Cook on the weekends - all hands on deck. That means kids, spouse, stepkids. Crockpot meals, family favorites in casserole form (lasagna, Mexican bean/tortilla/cheese meals, shepherd's pie, quiche/frittata -- all are forgiving if you don't have exact quantities of one ingredient or another, and all slice and reheat well. Those who aren't cooking can divide up large bags of snacks into lunchbox-size packs - it's cheaper, and if you use reusable containers, you cut down on trash & expense.
One of my friends put a towel bar on the back of each bedroom door - it got the wet towel off the floor even if someone didn't make it down the hall to the bathroom to hang it up.
Does everyone have a hook for their backpack and coat, a place for their shoes, and a basket or bin for their shoes and mittens and other essentials - all by the exit door? It makes cleaning a breeze and it makes each kid responsible for their own stuff. Have another bin for "stuff not put away" - things get tossed their by you, and if your kids want them, they can sort through and do an extra chore as "payment" (mop the floor, wipe down a bathroom, run a dust cloth across the family room furniture).

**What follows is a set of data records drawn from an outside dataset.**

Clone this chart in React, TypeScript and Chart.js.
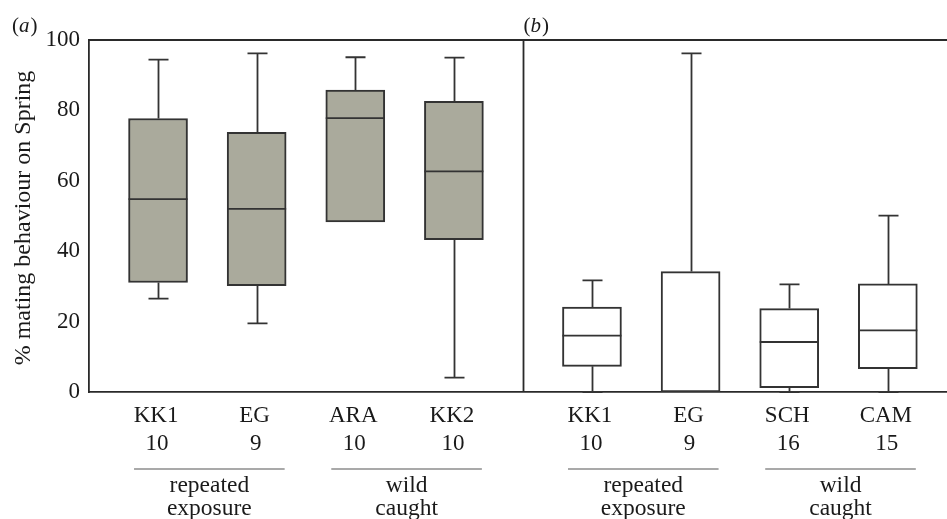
import React, { useEffect, useRef } from "react";
import { Chart, registerables } from "chart.js";

Chart.register(...registerables);

// ---- data ----
const groupsA = ["KK1", "EG", "ARA", "KK2"];
const sizesA = ["10", "9", "10", "10"];
const groupsB = ["KK1", "EG", "SCH", "CAM"];
const sizesB = ["10", "9", "16", "15"];
const posA = [0, 1, 2, 3];
const posB = [4.4, 5.4, 6.4, 7.4];
const panelDivider = 3.7;

const minA = [26.5, 19.5, 48.3, 4.1];
const q1A = [31.1, 30.2, 48.3, 43.3];
const medA = [54.8, 52.0, 77.8, 62.7];
const q3A = [77.7, 73.8, 85.8, 82.6];
const maxA = [94.4, 96.2, 95.1, 95.0];

const minB = [0, 0, 0, 0];
const q1B = [7.3, 0, 1.2, 6.6];
const medB = [16.0, 0, 14.2, 17.5];
const q3B = [24.1, 34.2, 23.7, 30.7];
const maxB = [31.7, 96.2, 30.6, 50.1];

const yTicks = [0, 20, 40, 60, 80, 100];
const treatmentGroups = [
  { idx: [0, 1], text: ["repeated", "exposure"] },
  { idx: [2, 3], text: ["wild", "caught"] },
];
const panelLabels = ["a", "b"];
const yTitle = "% mating behaviour on Spring";

const SERIF = '"Liberation Serif", "Times New Roman", serif';
const INK = "#2a2a2a";

const extrasPlugin = {
  id: "boxExtras",
  afterDatasetsDraw(chart: any) {
    const { ctx, chartArea } = chart;
    const x = chart.scales.x;
    const y = chart.scales.y;
    ctx.save();

    // frame: top line and panel divider
    ctx.strokeStyle = INK;
    ctx.lineWidth = 1.8;
    ctx.beginPath();
    ctx.moveTo(chartArea.left, chartArea.top);
    ctx.lineTo(chartArea.right, chartArea.top);
    const dx = Math.round(x.getPixelForValue(panelDivider)) + 0.5;
    ctx.moveTo(dx, chartArea.top);
    ctx.lineTo(dx, chartArea.bottom);
    ctx.stroke();

    const panels = [
      { ds: 0, mins: minA, q1: q1A, med: medA, q3: q3A, max: maxA },
      { ds: 1, mins: minB, q1: q1B, med: medB, q3: q3B, max: maxB },
    ];
    ctx.strokeStyle = "#333";
    ctx.lineWidth = 1.8;
    const cap = 10;
    panels.forEach((p) => {
      const meta = chart.getDatasetMeta(p.ds);
      meta.data.forEach((bar: any, i: number) => {
        const px = Math.round(bar.x) + 0.5;
        const half = bar.width / 2;
        ctx.beginPath();
        if (p.max[i] > p.q3[i]) {
          const yt = y.getPixelForValue(p.max[i]);
          ctx.moveTo(px, y.getPixelForValue(p.q3[i]));
          ctx.lineTo(px, yt);
          ctx.moveTo(px - cap, yt);
          ctx.lineTo(px + cap, yt);
        }
        if (p.mins[i] < p.q1[i]) {
          const yb = y.getPixelForValue(p.mins[i]);
          ctx.moveTo(px, y.getPixelForValue(p.q1[i]));
          ctx.lineTo(px, yb);
          ctx.moveTo(px - cap, yb);
          ctx.lineTo(px + cap, yb);
        }
        if (p.med[i] > p.q1[i]) {
          const ym = y.getPixelForValue(p.med[i]);
          ctx.moveTo(bar.x - half, ym);
          ctx.lineTo(bar.x + half, ym);
        }
        ctx.stroke();
      });
    });

    // category labels below the axis
    ctx.fillStyle = "#1a1a1a";
    ctx.textAlign = "center";
    ctx.textBaseline = "alphabetic";
    const base = chartArea.bottom;
    const rows = [
      { pos: posA, names: groupsA, sizes: sizesA },
      { pos: posB, names: groupsB, sizes: sizesB },
    ];
    rows.forEach((r) => {
      ctx.font = `23px ${SERIF}`;
      r.pos.forEach((v, i) => {
        const px = x.getPixelForValue(v);
        ctx.fillText(r.names[i], px - 2, base + 30);
        ctx.fillText(r.sizes[i], px - 1, base + 58);
      });
      treatmentGroups.forEach((g) => {
        const x0 = x.getPixelForValue(r.pos[g.idx[0]]) - 24;
        const x1 = x.getPixelForValue(r.pos[g.idx[1]]) + 28;
        ctx.strokeStyle = "#555";
        ctx.lineWidth = 1.2;
        ctx.beginPath();
        ctx.moveTo(x0, base + 77);
        ctx.lineTo(x1, base + 77);
        ctx.stroke();
        ctx.font = `23.5px ${SERIF}`;
        const cx = (x0 + x1) / 2;
        ctx.fillText(g.text[0], cx, base + 100);
        ctx.fillText(g.text[1], cx, base + 123);
      });
    });

    // y-axis title
    ctx.save();
    ctx.translate(24, (chartArea.top + chartArea.bottom) / 2 + 2);
    ctx.rotate(-Math.PI / 2);
    ctx.font = `24px ${SERIF}`;
    ctx.textBaseline = "middle";
    ctx.fillText(yTitle, 0, 0);
    ctx.restore();

    // panel labels (a), (b)
    const drawPanelLabel = (letter: string, left: number) => {
      ctx.textAlign = "left";
      ctx.textBaseline = "alphabetic";
      let cx = left;
      const yb = 32;
      ctx.font = `21px ${SERIF}`;
      ctx.fillText("(", cx, yb);
      cx += ctx.measureText("(").width;
      ctx.font = `italic 21px ${SERIF}`;
      ctx.fillText(letter, cx, yb);
      cx += ctx.measureText(letter).width + 1;
      ctx.font = `21px ${SERIF}`;
      ctx.fillText(")", cx, yb);
    };
    drawPanelLabel(panelLabels[0], 12);
    drawPanelLabel(panelLabels[1], dx);

    ctx.restore();
  },
};

export default function App() {
  const ref = useRef<HTMLCanvasElement>(null);
  useEffect(() => {
    if (!ref.current) return;
    const chart = new Chart(ref.current, {
      type: "bar",
      data: {
        datasets: [
          {
            data: posA.map((v, i) => ({ x: v, y: [q1A[i], q3A[i]] })) as any,
            backgroundColor: "#aaaa9c",
            borderColor: "#333",
            borderWidth: 2,
            borderSkipped: false,
            barThickness: 59,
            grouped: false,
          } as any,
          {
            data: posB.map((v, i) => ({ x: v, y: [q1B[i], q3B[i]] })) as any,
            backgroundColor: "#ffffff",
            borderColor: "#333",
            borderWidth: 2,
            borderSkipped: false,
            barThickness: 59,
            grouped: false,
          } as any,
        ],
      },
      options: {
        animation: false,
        responsive: true,
        maintainAspectRatio: false,
        layout: { padding: { top: 40, left: 0, right: 0, bottom: 0 } },
        plugins: { legend: { display: false }, tooltip: { enabled: false } },
        scales: {
          x: {
            type: "linear",
            min: -0.7,
            max: 8.0,
            offset: false,
            grid: { display: false, drawTicks: false, offset: false },
            border: { display: true, color: INK, width: 1.8 },
            ticks: { display: false },
            afterFit: (s: any) => {
              s.height = 127;
            },
          },
          y: {
            min: 0,
            max: 100,
            afterBuildTicks: (s: any) => {
              s.ticks = yTicks.map((v) => ({ value: v }));
            },
            grid: { display: false, drawTicks: false },
            border: { display: true, color: INK, width: 1.8 },
            ticks: {
              padding: 9,
              color: "#1a1a1a",
              font: { family: SERIF, size: 23 },
            },
            afterFit: (s: any) => {
              s.width = 89;
            },
          },
        },
      },
      plugins: [extrasPlugin],
    });
    return () => chart.destroy();
  }, []);
  return (
    <div style={{ position: "fixed", left: 0, top: 0, width: 947, height: 519, background: "#fff" }}>
      <canvas ref={ref} />
    </div>
  );
}
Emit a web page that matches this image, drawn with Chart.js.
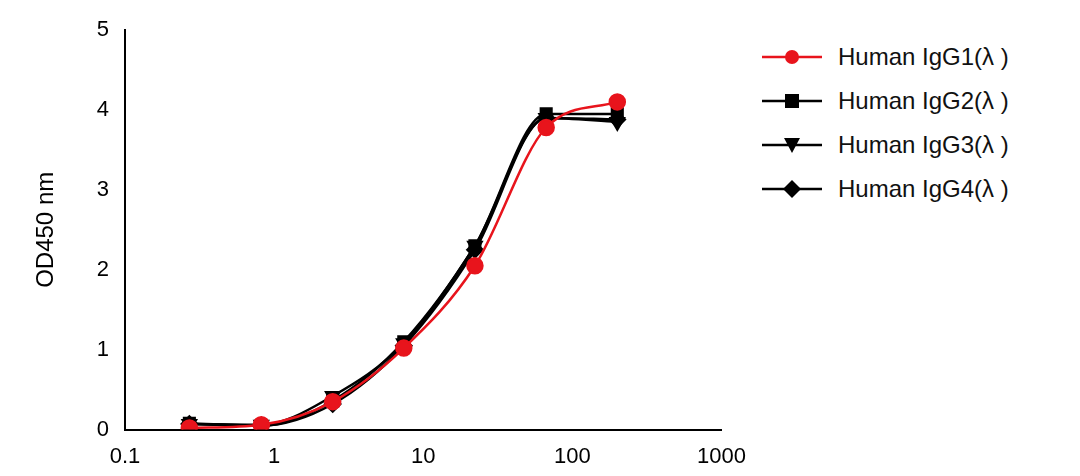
<!DOCTYPE html>
<html><head><meta charset="utf-8">
<script src="https://cdn.jsdelivr.net/npm/chart.js@4"></script>
<style>
body{margin:0;background:#fff;width:1080px;height:476px;overflow:hidden;font-family:"Liberation Sans",Arial,sans-serif}
#wrap{position:absolute;left:0;top:0;width:750px;height:476px}
#legend{position:absolute;left:762px;top:35px}
.row{display:flex;align-items:center;height:44px;font-size:24px;color:#111}
.row svg{margin-right:16px}
</style></head><body>
<div id="wrap"><canvas id="c"></canvas></div>
<div id="legend"></div>
<script>
const conc = [0.27, 0.82, 2.47, 7.4, 22.2, 66.7, 200];
const names = ["Human IgG1(λ )","Human IgG2(λ )","Human IgG3(λ )","Human IgG4(λ )"];
const igg1 = [0.02, 0.06, 0.35, 1.02, 2.05, 3.78, 4.10];
const igg2 = [0.08, 0.05, 0.36, 1.10, 2.30, 3.95, 3.95];
const igg3 = [0.07, 0.06, 0.42, 1.08, 2.30, 3.90, 3.85];
const igg4 = [0.07, 0.05, 0.32, 1.05, 2.25, 3.90, 3.88];
const xTicks = [0.1, 1, 10, 100, 1000];
const yTicks = [0,1,2,3,4,5];
const colors = ["#e8141c","#000","#000","#000"];
const styles = ["circle","rect","triangle","rectRot"];
const series = [igg1,igg2,igg3,igg4];
const ds = series.map((s,i)=>({
  label:names[i], data:conc.map((x,j)=>({x, y:s[j]})),
  showLine:true, borderColor:colors[i], backgroundColor:colors[i], borderWidth:2.5,
  pointStyle:styles[i], pointRadius:7.5, rotation: i===2?180:0, cubicInterpolationMode:'monotone'
}));
new Chart(document.getElementById('c'),{
  type:'scatter',
  data:{datasets:ds},
  options:{responsive:true,maintainAspectRatio:false,animation:false,
    layout:{padding:{top:30,right:20,left:28,bottom:2}},
    plugins:{legend:{display:false},tooltip:{enabled:false}},
    scales:{
      x:{type:'logarithmic',min:0.1,max:1000,
        afterBuildTicks:a=>{a.ticks=xTicks.map(v=>({value:v}));},
        ticks:{color:'#000',font:{size:22},callback:v=>String(v),autoSkip:false,maxRotation:0,padding:4},
        grid:{display:false,drawTicks:true,tickLength:10,tickColor:'#000',tickWidth:2},
        border:{color:'#000',width:2}},
      y:{min:0,max:5,
        afterBuildTicks:a=>{a.ticks=yTicks.map(v=>({value:v}));},
        ticks:{color:'#000',font:{size:22},padding:6},
        title:{display:true,text:'OD450 nm',color:'#000',font:{size:24},padding:{bottom:30}},
        grid:{display:false,drawTicks:true,tickLength:10,tickColor:'#000',tickWidth:2},
        border:{color:'#000',width:2}}
    }}
});
const shapes=[
 c=>`<circle cx="30" cy="12" r="7" fill="${c}"/>`,
 c=>`<rect x="23" y="5" width="14" height="14" fill="${c}"/>`,
 c=>`<polygon points="22,5 38,5 30,20" fill="${c}"/>`,
 c=>`<polygon points="30,3 39,12 30,21 21,12" fill="${c}"/>`];
document.getElementById('legend').innerHTML=names.map((n,i)=>
 `<div class="row"><svg width="60" height="24"><line x1="0" y1="12" x2="60" y2="12" stroke="${colors[i]}" stroke-width="2.5"/>${shapes[i](colors[i])}</svg><span>${n}</span></div>`).join('');
</script></body></html>
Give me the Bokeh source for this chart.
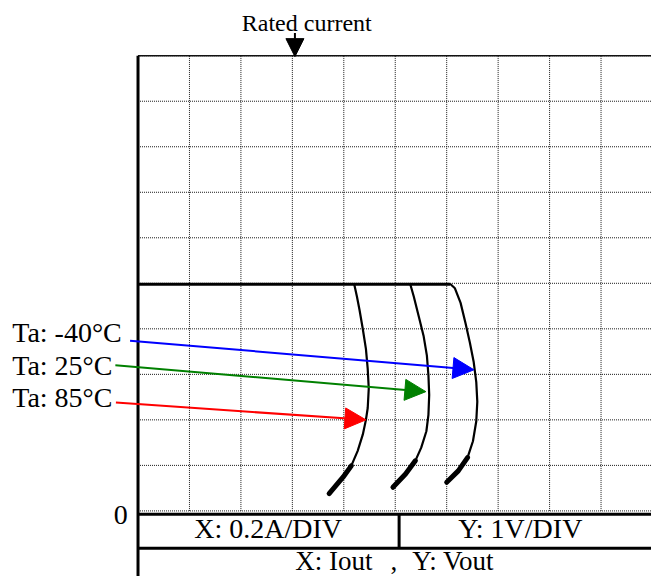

You are not a failure as a parent, you are not a lazy person, you are not a slave driver. You are building skills and independence in your children. And new studies are showing that kids do better and are less stressed in their teen years when they are not overly dependent on a parent to do everything. They feel less lost when adversity hits if they've always had to do things to take care of themselves.